Following the family military tradition, Small became an Ensign in Lord Loudoun's Regiment and was stationed at Finnart.

==After Culloden==
After the Battle of Culloden (1746), Kinloch Rannoch was in a desperate state. There were no roads, the people were starving and thievery was commonplace. Additionally, the soldiers dispatched to the area to hunt down the Jacobite survivors contributed to the general sense of lawlessness within the town.

As punishment for supporting the Jacobite cause, many of the large Scottish landowners had to forfeit their estates back to The Crown. In turn, The Crown appointed property managers or factors to oversee the estates. In 1754 James Small was appointed factor of the forfeited Robertsons of Straun estates, near Kinloch Rannoch.

As factor, Small provided for disbanded soldiers to become crofters. He gave advice for the building of roads and bridges, the planning of schools and the erection of churches. Working with Dugald Buchanan and his wife, schools were established for the teaching of spinning and weaving. Experienced masons, joiners and wheelwrights were brought in to teach the younger generation useful trades.

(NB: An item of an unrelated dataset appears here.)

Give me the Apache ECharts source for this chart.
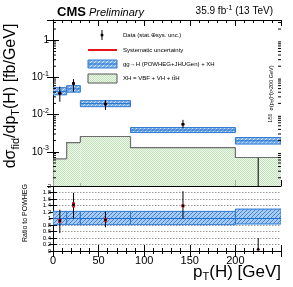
<!DOCTYPE html>
<html><head><meta charset="utf-8">
<script src="https://cdn.jsdelivr.net/npm/echarts@6/dist/echarts.min.js"></script>
<style>html,body{margin:0;padding:0;background:#fff}#c{width:293px;height:287px}</style>
</head><body><div id="c"></div>
<script>
// ---- data ----
const binEdges = [0, 15, 30, 85, 200, 250];
const dataX = [7.5, 22.5, 57.5, 142.5, 225];
const dataVal = [0.0373, 0.069, 0.0193, 0.0055, 0.0001];
const dataErrLo = [0.0222, 0.041, 0.0133, 0.0043, 0.000005];
const dataErrHi = [0.0564, 0.090, 0.0247, 0.0072, 0.00068];
const dataSysLo = [0.0345, 0.064, 0.0180, 0.0052, 0.00009];
const dataSysHi = [0.0405, 0.075, 0.0207, 0.0059, 0.00011];
const ggHCenter = [0.042, 0.049, 0.0197, 0.00384, 0.00197];
const ggHLo = [0.034, 0.040, 0.0163, 0.00329, 0.00161];
const ggHHi = [0.053, 0.060, 0.0237, 0.00448, 0.00241];
const xhVal = [0.00064, 0.00177, 0.00257, 0.0013, 0.0007];
const ratioVal = [0.93, 1.42, 0.96, 1.39, 0.05];
const ratioErrLo = [0.55, 1.0, 0.73, 1.0, 0.05];
const ratioErrHi = [1.27, 1.79, 1.21, 1.84, 0.40];
const ratioSysLo = [0.87, 1.34, 0.90, 1.34, 0.04];
const ratioSysHi = [0.99, 1.50, 1.02, 1.44, 0.06];
const ratioBandLo = [0.81, 0.81, 0.81, 0.81, 0.83];
const ratioBandHi = [1.22, 1.22, 1.22, 1.22, 1.29];
const upperTickLabels = {'0': '1', '-1': '-1', '-2': '-2', '-3': '-3'};
const xTickLabels = [0, 50, 100, 150, 200];
const ratioTickLabels = ['0', '0.2', '0.4', '0.6', '0.8', '1', '1.2', '1.4', '1.6', '1.8', '2'];

// ---- helpers ----
function makePattern(w, h, fn) {
  const c = document.createElement('canvas'); c.width = w; c.height = h;
  const ctx = c.getContext('2d');
  for (let x = 0; x < w; x++) for (let y = 0; y < h; y++) { ctx.fillStyle = fn(x, y); ctx.fillRect(x, y, 1, 1); }
  return {image: c, repeat: 'repeat'};
}
const bluePat = makePattern(4, 4, (x, y) => ((x + y) % 4 === 0 ? '#d2e4f8' : '#78ade9'));
const bluePat2 = makePattern(4, 4, (x, y) => ((x + y) % 4 === 0 ? '#3f86d8' : '#a9cbf1'));
const greenPat = makePattern(2, 2, (x, y) => ((x + y) % 2 === 0 ? '#c2e2ba' : '#eff8ed'));
const BLUE = '#2c78d4';
const FONT = 'Liberation Sans';

const minorLog = [];
for (let k = -4; k <= 0; k++) for (let m = 2; m <= 9; m++) { const v = m * Math.pow(10, k); if (v > 1.2e-4 && v < 3.5) minorLog.push([0, v]); }

const boxData = binEdges.slice(0, -1).map((e, i) => [e, binEdges[i + 1], ggHLo[i], ggHHi[i], ggHCenter[i]]);
const xhData = binEdges.slice(0, -1).map((e, i) => [e, binEdges[i + 1], xhVal[i], i > 0 ? xhVal[i - 1] : 1.2e-4]);
const ptData = dataX.map((x, i) => [x, dataVal[i], dataErrLo[i], dataErrHi[i], dataSysLo[i], dataSysHi[i]]);
const rBandData = binEdges.slice(0, -1).map((e, i) => [e, binEdges[i + 1], ratioBandLo[i], ratioBandHi[i], 1]);
const rPtData = dataX.map((x, i) => [x, ratioVal[i], ratioErrLo[i], ratioErrHi[i], ratioSysLo[i], ratioSysHi[i]]);

function boxItem(fillPat) {
  return function (params, api) {
    const a = api.coord([api.value(0), api.value(3)]);
    const b = api.coord([api.value(1), api.value(2)]);
    const c = api.coord([api.value(0), api.value(4)]);
    return {type: 'group', children: [
      {type: 'rect', shape: {x: a[0], y: a[1], width: b[0] - a[0], height: b[1] - a[1]}, style: {fill: fillPat, stroke: BLUE, lineWidth: 1}},
      {type: 'line', shape: {x1: a[0], y1: c[1], x2: b[0], y2: c[1]}, style: {stroke: '#1f6fd0', lineWidth: 1}}
    ]};
  };
}
function xhItem(params, api) {
  const cs = params.coordSys;
  const a = api.coord([api.value(0), api.value(2)]);
  const b = api.coord([api.value(1), api.value(2)]);
  const p = api.coord([api.value(0), api.value(3)]);
  const bottom = cs.y + cs.height;
  const prevY = params.dataIndex === 0 ? bottom : p[1];
  return {type: 'group', children: [
    {type: 'rect', shape: {x: a[0], y: a[1], width: b[0] - a[0], height: bottom - a[1]}, style: {fill: greenPat}},
    {type: 'polyline', shape: {points: [[a[0], prevY], [a[0], a[1]], [b[0], b[1]]]}, style: {stroke: '#6e6e6e', lineWidth: 1.2, fill: null}}
  ]};
}
function ptItem(r) {
  return function (params, api) {
    const x = api.value(0);
    const v = api.coord([x, api.value(1)]);
    const lo = api.coord([x, api.value(2)]);
    const hi = api.coord([x, api.value(3)]);
    const sl = api.coord([x, api.value(4)]);
    const sh = api.coord([x, api.value(5)]);
    return {type: 'group', children: [
      {type: 'line', shape: {x1: v[0], y1: lo[1], x2: v[0], y2: hi[1]}, style: {stroke: '#000', lineWidth: 1}},
      {type: 'rect', shape: {x: v[0] - 1.5, y: sh[1], width: 3, height: Math.max(sl[1] - sh[1], 1)}, style: {fill: '#e8141c'}},
      {type: 'circle', shape: {cx: v[0], cy: v[1], r: r}, style: {fill: '#000'}}
    ]};
  };
}
function minorItem(params, api) {
  const cs = params.coordSys;
  const y = api.coord([0, api.value(1)])[1];
  return {type: 'group', children: [
    {type: 'line', shape: {x1: cs.x, y1: y, x2: cs.x + 3, y2: y}, style: {stroke: '#000', lineWidth: 1}},
    {type: 'line', shape: {x1: cs.x + cs.width - 3, y1: y, x2: cs.x + cs.width, y2: y}, style: {stroke: '#000', lineWidth: 1}}
  ]};
}

const axLine = {show: true, lineStyle: {color: '#000', width: 1}};
function xAx(grid, pos, labels) {
  return {type: 'value', gridIndex: grid, position: pos, min: 0, max: 250, interval: 50,
    axisLine: axLine, axisTick: {show: true, inside: true, length: 6, lineStyle: {color: '#000'}},
    minorTick: {show: true, splitNumber: 5, length: 3, lineStyle: {color: '#000'}},
    splitLine: {show: false},
    axisLabel: labels ? {show: true, fontFamily: FONT, fontSize: 11, color: '#000', margin: 4, showMaxLabel: false,
      formatter: v => (xTickLabels.indexOf(v) >= 0 ? String(v) : '')} : {show: false}};
}
function logY(pos, labels) {
  return {type: 'log', gridIndex: 0, position: pos, min: 1.2e-4, max: 3.5, logBase: 10,
    axisLine: axLine, axisTick: {show: true, inside: true, length: 6, lineStyle: {color: '#000'}},
    splitLine: {show: false},
    axisLabel: labels ? {show: true, showMinLabel: false, showMaxLabel: false, margin: 4, color: '#000', fontFamily: FONT,
      formatter: v => { const e = String(Math.round(Math.log10(v))); if (!(e in upperTickLabels)) return ''; return e === '0' ? '{b|1}' : '{b|10}{s|' + upperTickLabels[e] + '}'; },
      rich: {b: {fontSize: 10, fontFamily: FONT, color: '#000'}, s: {fontSize: 7, fontFamily: FONT, color: '#000', padding: [0, 0, 7, 0]}}} : {show: false}};
}
function ratioY(pos, labels) {
  return {type: 'value', gridIndex: 1, position: pos, min: 0, max: 2, interval: 0.2,
    axisLine: axLine, axisTick: {show: true, inside: true, length: 4, lineStyle: {color: '#000'}},
    splitLine: {show: labels, lineStyle: {color: '#9a9a9a', type: [1.5, 1.5], width: 1}},
    axisLabel: labels ? {show: true, fontFamily: FONT, fontSize: 6, color: '#000', margin: 2,
      formatter: v => { const s = String(Math.round(v * 10) / 10); return ratioTickLabels.indexOf(s) >= 0 ? s : ''; }} : {show: false}};
}

const chart = echarts.init(document.getElementById('c'), null, {renderer: 'canvas'});
chart.setOption({
  animation: false,
  backgroundColor: '#fff',
  grid: [
    {left: 53, top: 20, width: 228, height: 166},
    {left: 53, top: 186, width: 228, height: 65}
  ],
  xAxis: [xAx(0, 'bottom', false), xAx(0, 'top', false), xAx(1, 'bottom', true), xAx(1, 'top', false)],
  yAxis: [logY('left', true), logY('right', false), ratioY('left', true), ratioY('right', false)],
  series: [
    {type: 'custom', xAxisIndex: 0, yAxisIndex: 0, data: xhData, encode: {x: [0, 1], y: [2, 3]}, renderItem: xhItem, clip: true, silent: true, z: 1},
    {type: 'custom', xAxisIndex: 0, yAxisIndex: 0, data: boxData, encode: {x: [0, 1], y: [2, 3, 4]}, renderItem: boxItem(bluePat), clip: true, silent: true, z: 2},
    {type: 'custom', xAxisIndex: 0, yAxisIndex: 0, data: ptData, encode: {x: 0, y: [1, 2, 3, 4, 5]}, renderItem: ptItem(1.6), clip: true, silent: true, z: 3},
    {type: 'custom', xAxisIndex: 0, yAxisIndex: 0, data: minorLog, encode: {x: 0, y: 1}, renderItem: minorItem, clip: false, silent: true, z: 4},
    {type: 'custom', xAxisIndex: 2, yAxisIndex: 2, data: rBandData, encode: {x: [0, 1], y: [2, 3, 4]}, renderItem: boxItem(bluePat2), clip: true, silent: true, z: 2},
    {type: 'custom', xAxisIndex: 2, yAxisIndex: 2, data: rPtData, encode: {x: 0, y: [1, 2, 3, 4, 5]}, renderItem: ptItem(1.4), clip: true, silent: true, z: 3}
  ],
  graphic: [
    {type: 'text', left: 57, top: 6, style: {text: 'CMS', font: 'bold 13px "Liberation Sans"', fill: '#000'}},
    {type: 'text', left: 89, top: 7, style: {text: 'Preliminary', font: 'italic 11px "Liberation Sans"', fill: '#000'}},
    {type: 'text', right: 20, top: 5, style: {rich: {a: {fontSize: 10, fontFamily: FONT}, s: {fontSize: 7, fontFamily: FONT, padding: [0, 0, 6, 0]}}, text: '{a|35.9 fb}{s|-1}{a| (13 TeV)}', fill: '#000'}},
    // y title
    {type: 'text', x: 11, y: 96, rotation: Math.PI / 2, style: {align: 'center', verticalAlign: 'middle', fill: '#000',
      text: '{a|dσ}{s|fid}{a|/dp}{s|T}{a|(H) [fb/GeV]}',
      rich: {a: {fontSize: 16, fontFamily: FONT}, s: {fontSize: 11, fontFamily: FONT, padding: [9, 0, 0, 0]}}}},
    // x title
    {type: 'text', right: 12, top: 264, style: {fill: '#000', text: '{a|p}{s|T}{a|(H) [GeV]}',
      rich: {a: {fontSize: 17, fontFamily: FONT}, s: {fontSize: 11, fontFamily: FONT, padding: [9, 0, 0, 0]}}}},
    // ratio title
    {type: 'text', x: 25, y: 213, rotation: Math.PI / 2, style: {align: 'center', verticalAlign: 'middle', fill: '#000', text: 'Ratio to POWHEG', font: '7px "Liberation Sans"'}},
    // scale annotation
    {type: 'text', x: 271, y: 94, rotation: Math.PI / 2, style: {align: 'center', verticalAlign: 'middle', fill: '#000',
      text: '{f|1/50} {a|σ(p}{s|T}{a|(H)>200 GeV)}',
      rich: {a: {fontSize: 5.5, fontFamily: FONT}, f: {fontSize: 4.5, fontFamily: FONT}, s: {fontSize: 4, fontFamily: FONT, padding: [3, 0, 0, 0]}}}},
    // legend
    {type: 'line', shape: {x1: 102, y1: 30, x2: 102, y2: 40}, style: {stroke: '#000', lineWidth: 1}},
    {type: 'circle', shape: {cx: 102, cy: 35, r: 1.5}, style: {fill: '#000'}},
    {type: 'text', x: 123, y: 35, style: {text: 'Data (stat.⊕sys. unc.)', font: '6px "Liberation Sans"', fill: '#000', verticalAlign: 'middle'}},
    {type: 'line', shape: {x1: 88, y1: 50, x2: 117, y2: 50}, style: {stroke: '#e8141c', lineWidth: 2}},
    {type: 'text', x: 123, y: 50, style: {text: 'Systematic uncertainty', font: '6px "Liberation Sans"', fill: '#000', verticalAlign: 'middle'}},
    {type: 'rect', shape: {x: 88, y: 60, width: 29, height: 8}, style: {fill: bluePat, stroke: BLUE, lineWidth: 1}},
    {type: 'line', shape: {x1: 88, y1: 64, x2: 117, y2: 64}, style: {stroke: '#1f6fd0', lineWidth: 1}},
    {type: 'text', x: 123, y: 64, style: {text: 'gg→H (POWHEG+JHUGen) + XH', font: '6px "Liberation Sans"', fill: '#000', verticalAlign: 'middle'}},
    {type: 'rect', shape: {x: 88, y: 74, width: 29, height: 9}, style: {fill: greenPat, stroke: '#555', lineWidth: 1}},
    {type: 'text', x: 123, y: 78, style: {text: 'XH = VBF + VH + tt̄H', font: '6px "Liberation Sans"', fill: '#000', verticalAlign: 'middle'}}
  ]
});
</script></body></html>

A less successful effort of Small's was attempting to drain the marshy land surrounding Kinloch Rannoch with a series of drainage ditches, that became known as The Soldiers' Trenches, but overall Small's efforts brought stability and prosperity to the area.

While still serving as factor in the Kinloch Rannoch area, James Small died on 21 August 1777, at Chorley, Lancashire. His gravestone, now inside St Laurence, Chorley Parish Churchyard, records that he died at Chorley while on a journey to Buxton. The church register states that he was buried at 7 o'clock in the morning on 23 August 1777.

==Personal life==
On 1 January 1739, Small married Katharine Wilson, daughter of the town clerk of St. Andrews. The couple had three daughters that survived to adulthood.

The husband of Small's daughter, Susan, was Charles Spalding. Spalding, an Edinburgh confectioner by trade, was the improver of the diving bell. He died diving to the wreck of the Belgioso in Dublin Bay in a bell of his design.

Small was the grandfather of Sir Archibald Campbell, 1st Baronet of New Brunswick and Canadian fur trader John MacDonald of Garth. He was the great-grandfather of Sir John Campbell, 2nd Baronet of New Brunswick. Charles Falconer, Baron Falconer of Thoroton is also a descendant of James Small, as well as Sheila Legge, the "Surrealist Phantom" from the 1936 London International Surrealist Exhibition.